改訂新版 世界大百科事典 「七言詩」の意味・わかりやすい解説
七言詩 (しちごんし)
qī yán shī
中国の詩体名で,7字(7音節)句,または主として7字句によって構成された詩。五言詩とともに中国詩の主要な詩形式であった。押韻,平仄(ひようそく),対句および句数(七言古詩には奇数句より成るものがまれにある)によって,古体の七言古詩と,今(近)体の七言律詩,七言絶句に分類される。なおほかに,七言古詩に含まれるが,初唐に盛行し,長編で叙事的性格をもあわせもった七言の作品,たとえば盧照鄰の〈長安古意〉,駱賓王の〈帝京篇〉などの作品を,楽府の〈歌行〉が音楽演奏を伴うのを原則とするのと区別するため,〈七言歌行〉と呼ぶことがある。また10句以上の律詩は〈七言排律〉と呼びうるが,杜甫に4首あるほかはほとんど類例を見ない。律詩は8句,絶句は4句より成り,平仄に規定があって,同じ韻をふむ必要があり(一韻到底という),律詩は詩中で対句を用いることが要求されるが,古詩は句数(奇数句も可能),平仄に規定がなく,押韻も途中で換韻が可能である。また初期の七言古詩は毎句押韻が普通で,隔句押韻形式をとるのは,劉宋の鮑照(ほうしよう)(414-466)の〈擬行路難〉以後とされている。
《詩経》が基調とした偶数句の四言が,奇数の五言に詩形式の主座を譲り渡した経過,およびおのおのの文学的特性については,〈五言詩〉の項を参照されたい。七言も五言と同じく奇数句で,上4字と下3字との間に小休止を置くが,上4字は2字ずつに区切ることが可能で,五言に上2字を積み重ねた形となっている。今体の平仄も,下5字の平仄配置は五言のそれとまったく合致し,五言の上2字の平仄と反対のものを,七言律詩の上2字に配置すればよい。このように述べると,五言(5字句)が先行して,七言(7字句)は後発して,五言を基礎に形成されたごとくであるが,事実はなかなか簡単ではない。歴史的には五言詩の成立が3世紀の初めの建安期で,七言詩の確立が8世紀前半の盛唐期であるのは事実としても,起源的には,むしろ七言(7字句)のほうが先行した形跡が認められるからである。

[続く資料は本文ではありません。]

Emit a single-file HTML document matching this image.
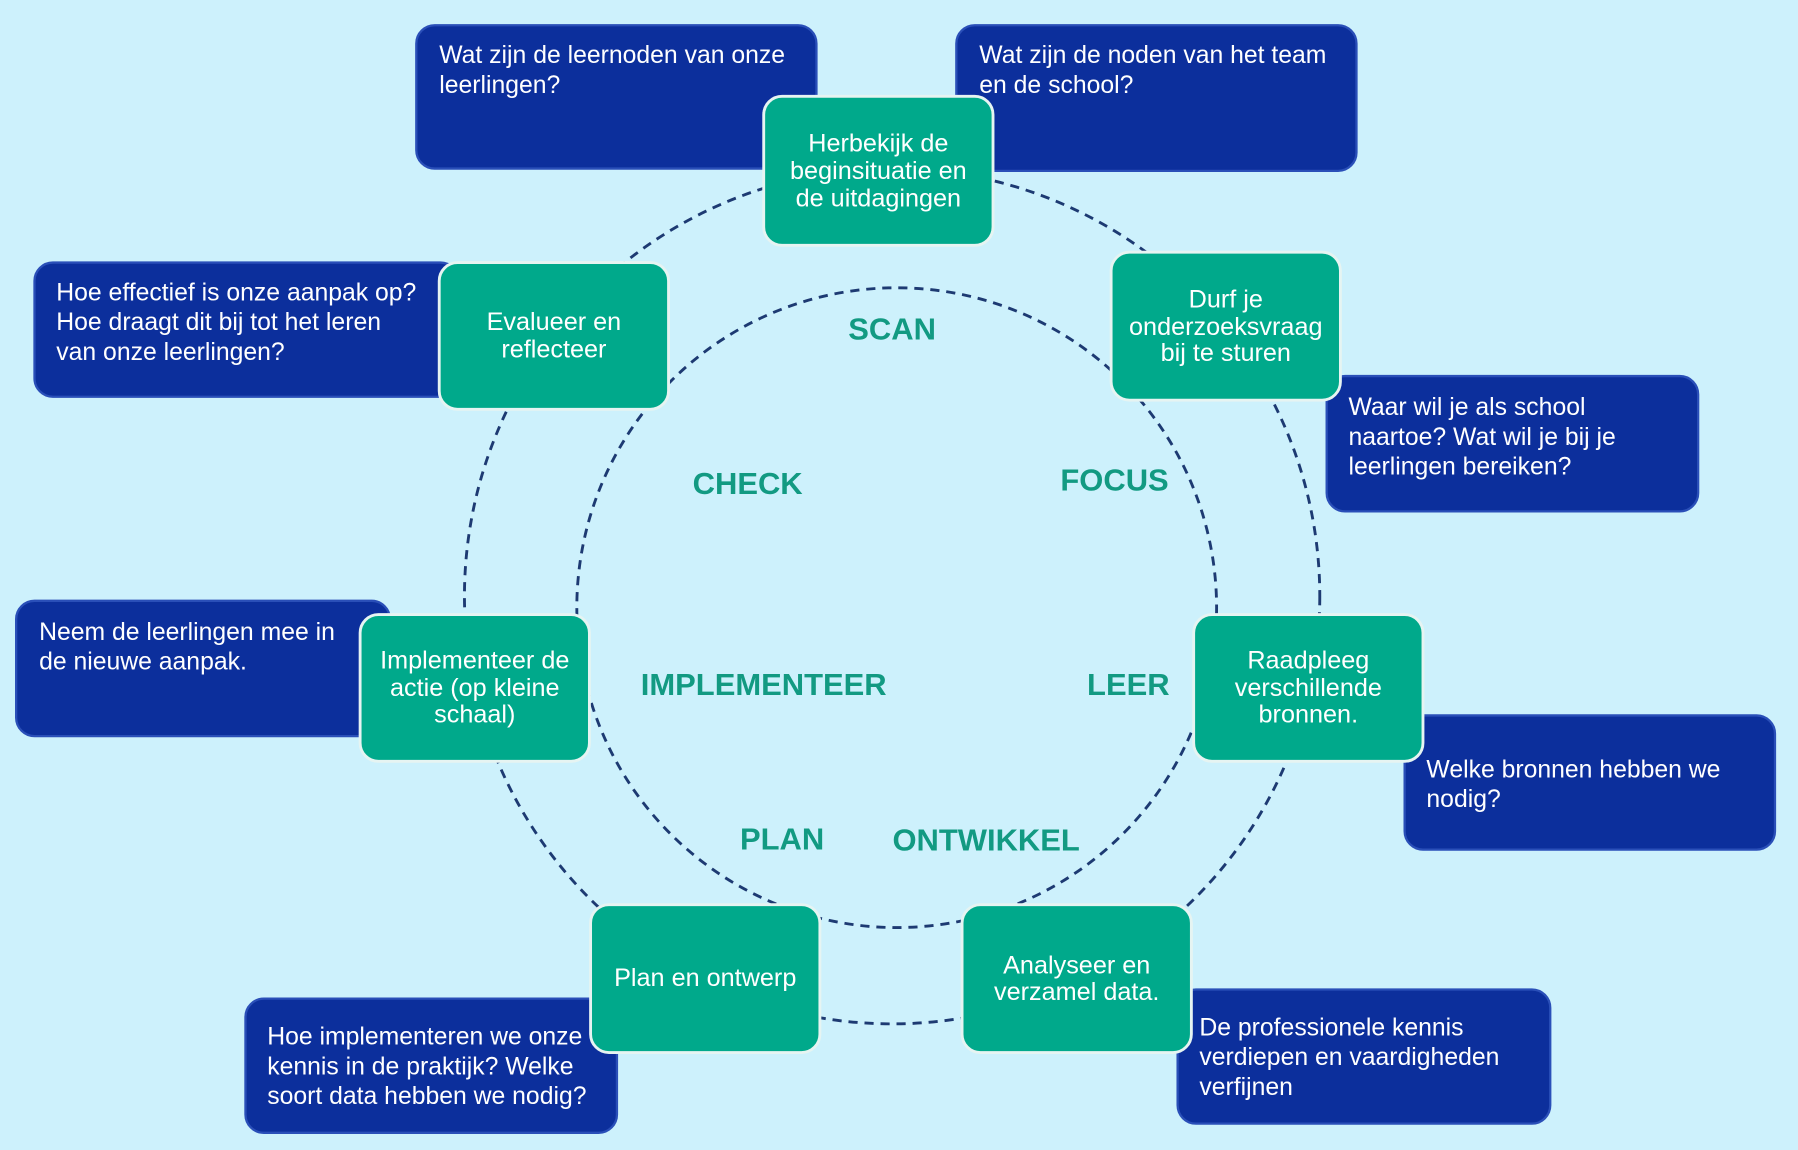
<!DOCTYPE html>
<html><head><meta charset="utf-8"><style>
html,body{margin:0;padding:0;background:#cdf1fc;}
svg{display:block}
.bt{font-family:"Liberation Sans",sans-serif;font-size:21.6px;fill:#fff;}
.gt{font-family:"Liberation Sans",sans-serif;font-size:22px;fill:#fff;text-anchor:middle;}
.lb{font-family:"Liberation Sans",sans-serif;font-size:27px;font-weight:bold;fill:#129a82;text-anchor:middle;}
.bb{fill:#0c2f9c;stroke:#2a4fb8;stroke-width:2;}
.gb{fill:#00a98b;stroke:#e6f4f2;stroke-width:2.5;}
</style></head><body>
<svg width="1798" height="1150" viewBox="0 0 1568 1003" xmlns="http://www.w3.org/2000/svg">
<rect width="1568" height="1003" fill="#cdf1fc"/>
<circle cx="778" cy="520" r="373" fill="none" stroke="#1d3a72" stroke-width="2.5" stroke-dasharray="8 6"/>
<circle cx="782" cy="530" r="279" fill="none" stroke="#1d3a72" stroke-width="2.5" stroke-dasharray="8 6"/>

<rect class="bb" x="363" y="22" width="349" height="125" rx="16"/>
<text class="bt" x="383" y="55">Wat zijn de leernoden van onze</text>
<text class="bt" x="383" y="81">leerlingen?</text>
<rect class="bb" x="834" y="22" width="349" height="127" rx="16"/>
<text class="bt" x="854" y="55">Wat zijn de noden van het team</text>
<text class="bt" x="854" y="81">en de school?</text>
<rect class="bb" x="30" y="229" width="370" height="117" rx="16"/>
<text class="bt" x="49" y="262">Hoe effectief is onze aanpak op?</text>
<text class="bt" x="49" y="288">Hoe draagt dit bij tot het leren</text>
<text class="bt" x="49" y="314">van onze leerlingen?</text>
<rect class="bb" x="1157" y="328" width="324" height="118" rx="16"/>
<text class="bt" x="1176" y="362">Waar wil je als school</text>
<text class="bt" x="1176" y="388">naartoe? Wat wil je bij je</text>
<text class="bt" x="1176" y="414">leerlingen bereiken?</text>
<rect class="bb" x="14" y="524" width="326" height="118" rx="16"/>
<text class="bt" x="34" y="558">Neem de leerlingen mee in</text>
<text class="bt" x="34" y="584">de nieuwe aanpak.</text>
<rect class="bb" x="1225" y="624" width="323" height="117" rx="16"/>
<text class="bt" x="1244" y="678">Welke bronnen hebben we</text>
<text class="bt" x="1244" y="704">nodig?</text>
<rect class="bb" x="214" y="871" width="324" height="117" rx="16"/>
<text class="bt" x="233" y="911">Hoe implementeren we onze</text>
<text class="bt" x="233" y="937">kennis in de praktijk? Welke</text>
<text class="bt" x="233" y="963">soort data hebben we nodig?</text>
<rect class="bb" x="1027" y="863" width="325" height="117" rx="16"/>
<text class="bt" x="1046" y="903">De professionele kennis</text>
<text class="bt" x="1046" y="929">verdiepen en vaardigheden</text>
<text class="bt" x="1046" y="955">verfijnen</text>

<rect class="gb" x="666" y="84" width="200" height="130" rx="16"/>
<text class="gt" x="766" y="132">Herbekijk de</text>
<text class="gt" x="766" y="156">beginsituatie en</text>
<text class="gt" x="766" y="180">de uitdagingen</text>
<rect class="gb" x="969" y="220" width="200" height="129" rx="16"/>
<text class="gt" x="1069" y="268">Durf je</text>
<text class="gt" x="1069" y="292">onderzoeksvraag</text>
<text class="gt" x="1069" y="315">bij te sturen</text>
<rect class="gb" x="383" y="229" width="200" height="128" rx="16"/>
<text class="gt" x="483" y="288">Evalueer en</text>
<text class="gt" x="483" y="312">reflecteer</text>
<rect class="gb" x="1041" y="536" width="200" height="128" rx="16"/>
<text class="gt" x="1141" y="583">Raadpleeg</text>
<text class="gt" x="1141" y="607">verschillende</text>
<text class="gt" x="1141" y="630">bronnen.</text>
<rect class="gb" x="314" y="536" width="200" height="128" rx="16"/>
<text class="gt" x="414" y="583">Implementeer de</text>
<text class="gt" x="414" y="607">actie (op kleine</text>
<text class="gt" x="414" y="630">schaal)</text>
<rect class="gb" x="515" y="789" width="200" height="129" rx="16"/>
<text class="gt" x="615" y="860">Plan en ontwerp</text>
<rect class="gb" x="839" y="789" width="200" height="129" rx="16"/>
<text class="gt" x="939" y="849">Analyseer en</text>
<text class="gt" x="939" y="872">verzamel data.</text>

<text class="lb" x="778" y="296">SCAN</text>
<text class="lb" x="652" y="431">CHECK</text>
<text class="lb" x="972" y="428">FOCUS</text>
<text class="lb" x="666" y="606">IMPLEMENTEER</text>
<text class="lb" x="984" y="606">LEER</text>
<text class="lb" x="682" y="741">PLAN</text>
<text class="lb" x="860" y="742">ONTWIKKEL</text>
</svg>
</body></html>
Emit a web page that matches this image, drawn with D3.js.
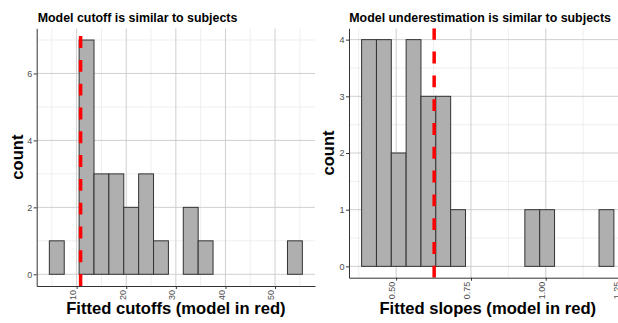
<!DOCTYPE html>
<html>
<head>
<meta charset="utf-8">
<script src="https://cdn.jsdelivr.net/npm/d3@7"></script>
<style>
  html, body { margin: 0; padding: 0; background: #ffffff; }
  svg { display: block; }
  text { font-family: "Liberation Sans", Arial, Helvetica, sans-serif; }
</style>
</head>
<body>
<svg id="chart" width="618" height="323"></svg>
<script>
// ---------- Data ----------
const cutoffBinEdges = [4.5, 7.5, 10.5, 13.5, 16.5, 19.5, 22.5, 25.5, 28.5, 31.5, 34.5, 37.5, 40.5, 43.5, 46.5, 49.5, 52.5, 55.5];
const cutoffCounts   = [1, 0, 7, 3, 3, 2, 3, 1, 0, 2, 1, 0, 0, 0, 0, 0, 1];
const modelCutoff    = 10.8;

const slopeBinEdges  = [0.3845, 0.4341, 0.4837, 0.5333, 0.5829, 0.6325, 0.6821, 0.7317, 0.7813, 0.8309, 0.8805, 0.9301, 0.9797, 1.0293, 1.0789, 1.1285, 1.1781, 1.2277];
const slopeCounts    = [4, 4, 2, 4, 3, 3, 1, 0, 0, 0, 0, 1, 1, 0, 0, 0, 1];
const modelSlope     = 0.627;

const cutoffXTicks      = [10, 20, 30, 40, 50];
const cutoffXTickLabels = ["10", "20", "30", "40", "50"];
const cutoffXMinor      = [5, 15, 25, 35, 45, 55];
const cutoffYTicks      = [0, 2, 4, 6];
const cutoffYTickLabels = ["0", "2", "4", "6"];
const cutoffYMinor      = [1, 3, 5, 7];

const slopeXTicks      = [0.5, 0.75, 1.0, 1.25];
const slopeXTickLabels = ["0.50", "0.75", "1.00", "1.25"];
const slopeXMinor      = [0.375, 0.625, 0.875, 1.125];
const slopeYTicks      = [0, 1, 2, 3, 4];
const slopeYTickLabels = ["0", "1", "2", "3", "4"];
const slopeYMinor      = [0.5, 1.5, 2.5, 3.5];

const titles  = ["Model cutoff is similar to subjects", "Model underestimation is similar to subjects"];
const xTitles = ["Fitted cutoffs (model in red)", "Fitted slopes (model in red)"];
const yTitle  = "count";

// ---------- Drawing ----------
const svg = d3.select("#chart");
svg.append("rect").attr("width", 618).attr("height", 323).attr("fill", "#ffffff");

function drawPanel(cfg) {
  const edges = cfg.edges, counts = cfg.counts;
  const lo = edges[0], hi = edges[edges.length - 1];
  const xr = hi - lo;
  const ymax = d3.max(counts);
  const x = d3.scaleLinear().domain([lo - 0.05 * xr, hi + 0.05 * xr]).range([cfg.left, cfg.right]);
  const y = d3.scaleLinear().domain([-0.05 * ymax, ymax * 1.05]).range([cfg.bottom, cfg.top]);

  const g = svg.append("g");
  const clipId = "clip" + cfg.id;
  svg.append("clipPath").attr("id", clipId).append("rect")
    .attr("x", cfg.left).attr("y", cfg.top)
    .attr("width", cfg.right - cfg.left).attr("height", cfg.bottom - cfg.top);
  const pg = g.append("g").attr("clip-path", `url(#${clipId})`);

  // minor gridlines
  pg.selectAll(".vminor").data(cfg.xMinor).join("line")
    .attr("x1", d => x(d)).attr("x2", d => x(d))
    .attr("y1", cfg.top).attr("y2", cfg.bottom)
    .attr("stroke", "#ebebeb").attr("stroke-width", 0.8);
  pg.selectAll(".hminor").data(cfg.yMinor).join("line")
    .attr("y1", d => y(d)).attr("y2", d => y(d))
    .attr("x1", cfg.left).attr("x2", cfg.right)
    .attr("stroke", "#ebebeb").attr("stroke-width", 0.8);
  // major gridlines
  pg.selectAll(".vmajor").data(cfg.xTicks).join("line")
    .attr("x1", d => x(d)).attr("x2", d => x(d))
    .attr("y1", cfg.top).attr("y2", cfg.bottom)
    .attr("stroke", "#cacaca").attr("stroke-width", 0.9);
  pg.selectAll(".hmajor").data(cfg.yTicks).join("line")
    .attr("y1", d => y(d)).attr("y2", d => y(d))
    .attr("x1", cfg.left).attr("x2", cfg.right)
    .attr("stroke", "#cacaca").attr("stroke-width", 0.9);

  // bars
  const bins = counts.map((c, i) => ({ x0: edges[i], x1: edges[i + 1], n: c }));
  pg.selectAll(".bar").data(bins).join("rect")
    .attr("x", d => x(d.x0))
    .attr("width", d => x(d.x1) - x(d.x0))
    .attr("y", d => y(d.n))
    .attr("height", d => y(0) - y(d.n))
    .attr("fill", "#afafaf")
    .attr("stroke", "#333333")
    .attr("stroke-width", 1);

  // model line (dashed red), drawn from bottom to top
  pg.append("line")
    .attr("x1", x(cfg.model)).attr("x2", x(cfg.model))
    .attr("y1", cfg.bottom).attr("y2", cfg.top)
    .attr("stroke", "#ff0000").attr("stroke-width", 3.5)
    .attr("stroke-dasharray", "11.9,11.9");

  // axes
  const xAxis = d3.axisBottom(x).tickValues(cfg.xTicks)
    .tickFormat((d, i) => cfg.xTickLabels[i]).tickSize(3).tickSizeOuter(0);
  const gx = g.append("g").attr("transform", `translate(0,${cfg.bottom})`).call(xAxis);
  gx.select(".domain").attr("stroke", "#333333").attr("stroke-width", 1);
  gx.selectAll(".tick line").attr("stroke", "#333333");
  gx.selectAll(".tick text")
    .attr("transform", "rotate(-90)")
    .attr("x", -4).attr("y", -1.2).attr("dy", 0)
    .attr("text-anchor", "end")
    .attr("fill", "#4d4d4d").attr("font-size", 9)
    .attr("font-family", "Liberation Sans, Arial, sans-serif");

  const yAxis = d3.axisLeft(y).tickValues(cfg.yTicks)
    .tickFormat((d, i) => cfg.yTickLabels[i])
    .tickSize(3).tickSizeOuter(0).tickPadding(1.5);
  const gy = g.append("g").attr("transform", `translate(${cfg.left},0)`).call(yAxis);
  gy.select(".domain").attr("stroke", "#333333").attr("stroke-width", 1);
  gy.selectAll(".tick line").attr("stroke", "#333333");
  gy.selectAll(".tick text")
    .attr("fill", "#4d4d4d").attr("font-size", 9)
    .attr("font-family", "Liberation Sans, Arial, sans-serif");

  // titles
  g.append("text")
    .attr("x", cfg.titleX).attr("y", 22)
    .attr("font-size", 12.4).attr("font-weight", "bold").attr("fill", "#000")
    .text(cfg.title);
  g.append("text")
    .attr("x", (cfg.left + cfg.right) / 2).attr("y", 314)
    .attr("text-anchor", "middle")
    .attr("font-size", 16.6).attr("font-weight", "bold").attr("fill", "#000")
    .text(cfg.xTitle);
  g.append("text")
    .attr("transform", `translate(${cfg.yTitleX},${(cfg.top + cfg.bottom) / 2}) rotate(-90)`)
    .attr("text-anchor", "middle")
    .attr("font-size", 16.6).attr("font-weight", "bold").attr("fill", "#000")
    .text(yTitle);
}

drawPanel({
  id: "A", edges: cutoffBinEdges, counts: cutoffCounts, model: modelCutoff,
  xTicks: cutoffXTicks, xTickLabels: cutoffXTickLabels, xMinor: cutoffXMinor,
  yTicks: cutoffYTicks, yTickLabels: cutoffYTickLabels, yMinor: cutoffYMinor,
  left: 36.7, right: 315, top: 28.3, bottom: 286,
  title: titles[0], titleX: 37.7, xTitle: xTitles[0], yTitleX: 22.5
});
drawPanel({
  id: "B", edges: slopeBinEdges, counts: slopeCounts, model: modelSlope,
  xTicks: slopeXTicks, xTickLabels: slopeXTickLabels, xMinor: slopeXMinor,
  yTicks: slopeYTicks, yTickLabels: slopeYTickLabels, yMinor: slopeYMinor,
  left: 349, right: 626.5, top: 28.3, bottom: 277.7,
  title: titles[1], titleX: 349.3, xTitle: xTitles[1], yTitleX: 333.5
});
</script>
</body>
</html>
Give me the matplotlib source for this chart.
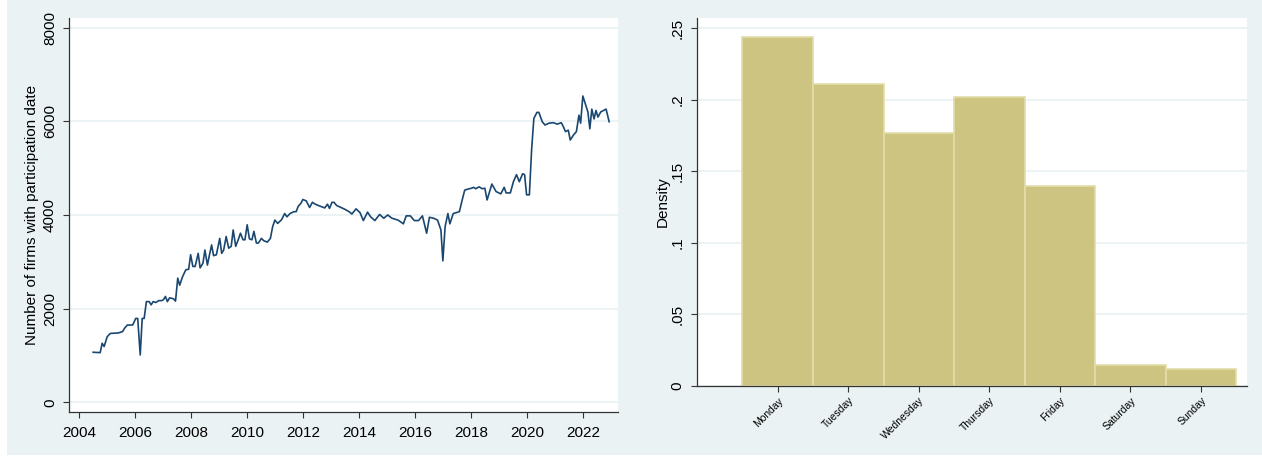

七言詩の起源として,従来およそ三つの説が唱えられた。(1)楚辞系説,(2)民間歌謡説,(3)漢武帝時の作品といわれる〈柏梁台体〉詩説である。漢の張衡〈四愁詩〉を初めとする〈七言〉や,先秦両漢の謡諺は,(2)の歌謡に含めてよいであろう。楚辞系とは《楚辞》の〈離騒〉〈九歌〉〈九弁〉などに見える7字句や,その流れを汲む高祖劉邦の〈大風歌〉などの〈楚調〉の詩をさすが,従来七言詩の祖としては,この楚辞系説が最有力であった。しかし7字句のリズム,〈兮(けい)〉字の取扱い,《詩経》にも7字句が見えること,楚辞系6字句の発展経過などよりして,余冠英〈七言詩起源新論〉を初めとして反論が提出され,現在では漢代民間歌謡を七言詩の起源と考える説が有力となった。余冠英が上述論文で,漢代の民間歌謡では五言よりも,七言のほうが有力であったと指摘するのは注目すべきである。
七言はすでに先秦の文献に見られ,中でも戦国末の荀子の〈成相辞〉が重要で,漢代では〈漢鐃(かんどう)歌・戦城南〉〈相和歌・董逃(とうとう)歌〉など《楽府》に採録された作品に発展が見られ,張衡〈四愁詩〉を経て,魏の文帝曹丕(そうひ)〈燕歌行〉で毎句押韻ながらその祖型ができ,鮑照〈擬行路難〉に至って隔句押韻の整った七言詩が誕生し,杜甫の七言律詩〈秋興八首〉〈詠懐古跡五首〉で形式内容の完成を見た。五言によって,錯雑し激動する思想感情の表現が容易となったが,2字多い七言はより豊富により深刻に,心象を造型しうるはずである。五言,七言ともに,活発な民衆のエネルギーを表現する歌謡を起源としたことは,十分に首肯できるところである。